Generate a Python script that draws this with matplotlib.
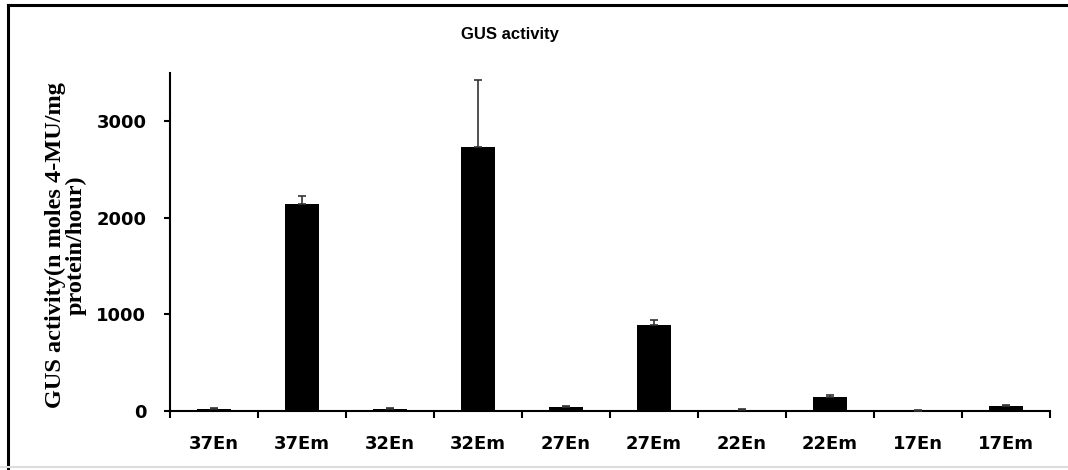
import matplotlib.pyplot as plt
from matplotlib.lines import Line2D
import numpy as np

# Categories and GUS activity values
categories = ["37En", "37Em", "32En", "32Em", "27En", "27Em", "22En", "22Em", "17En", "17Em"]
activity = [20, 2140, 20, 2730, 45, 890, 15, 150, 5, 52]
error_up = [12, 85, 10, 700, 10, 55, 8, 20, 3, 12]
y_ticks = [0, 1000, 2000, 3000]

fig = plt.figure(figsize=(10.68, 4.70), dpi=100)
ax = fig.add_axes([170 / 1068, 59 / 470, 880 / 1068, 338 / 470])

x = np.arange(len(categories))
ax.bar(x, activity, width=0.39, color="black", zorder=2)
ax.errorbar(x, activity, yerr=[np.zeros(len(error_up)), error_up], fmt="none",
            ecolor="#333333", elinewidth=1.2, capsize=3, capthick=1.2, zorder=3)

ax.set_xlim(-0.5, len(categories) - 0.5)
ax.set_ylim(0, 3500)
ax.set_yticks(y_ticks)
ax.set_yticklabels([str(v) for v in y_ticks], fontfamily="DejaVu Sans",
                   fontweight="bold", fontsize=13)
ax.set_xticks(x)
ax.set_xticklabels(categories, fontfamily="DejaVu Sans", fontweight="bold", fontsize=13)
ax.set_xticks(np.arange(-0.5, len(categories)), minor=True)
ax.tick_params(axis="x", which="major", length=0, pad=17)
ax.tick_params(axis="x", which="minor", length=5, width=1.5, direction="out")
ax.tick_params(axis="y", length=4, width=1.5, direction="out", pad=13)

for side in ["top", "right"]:
    ax.spines[side].set_visible(False)
for side in ["left", "bottom"]:
    ax.spines[side].set_linewidth(1.5)

fig.text(66 / 1068, 1 - 245 / 470, "GUS activity(n moles 4-MU/mg\nprotein/hour)",
         rotation=90, ha="center", va="center", ma="center", linespacing=1.0,
         fontfamily="Liberation Serif", fontweight="bold", fontsize=17.5)

fig.text(510 / 1068, 1 - 35 / 470, "GUS activity", ha="center", va="center",
         fontfamily="Liberation Sans", fontweight="bold", fontsize=12)

# frame around the figure
fig.add_artist(Line2D([8 / 1068, 1], [1 - 5 / 470, 1 - 5 / 470], color="black", lw=2.2,
                      transform=fig.transFigure))
fig.add_artist(Line2D([8 / 1068, 8 / 1068], [0, 1 - 5 / 470], color="black", lw=2.2,
                      transform=fig.transFigure))
fig.add_artist(Line2D([0, 1], [1 - 467 / 470, 1 - 467 / 470], color="#dddddd", lw=1.5,
                      transform=fig.transFigure))

fig.savefig("out.png", dpi=100)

• Exercise: From the first line above through the line containing "import numpy as np", copy everything exactly, without the pictures.

• Output of the exercise:
Generate a Python script that draws this with matplotlib.
import matplotlib.pyplot as plt
from matplotlib.lines import Line2D
import numpy as np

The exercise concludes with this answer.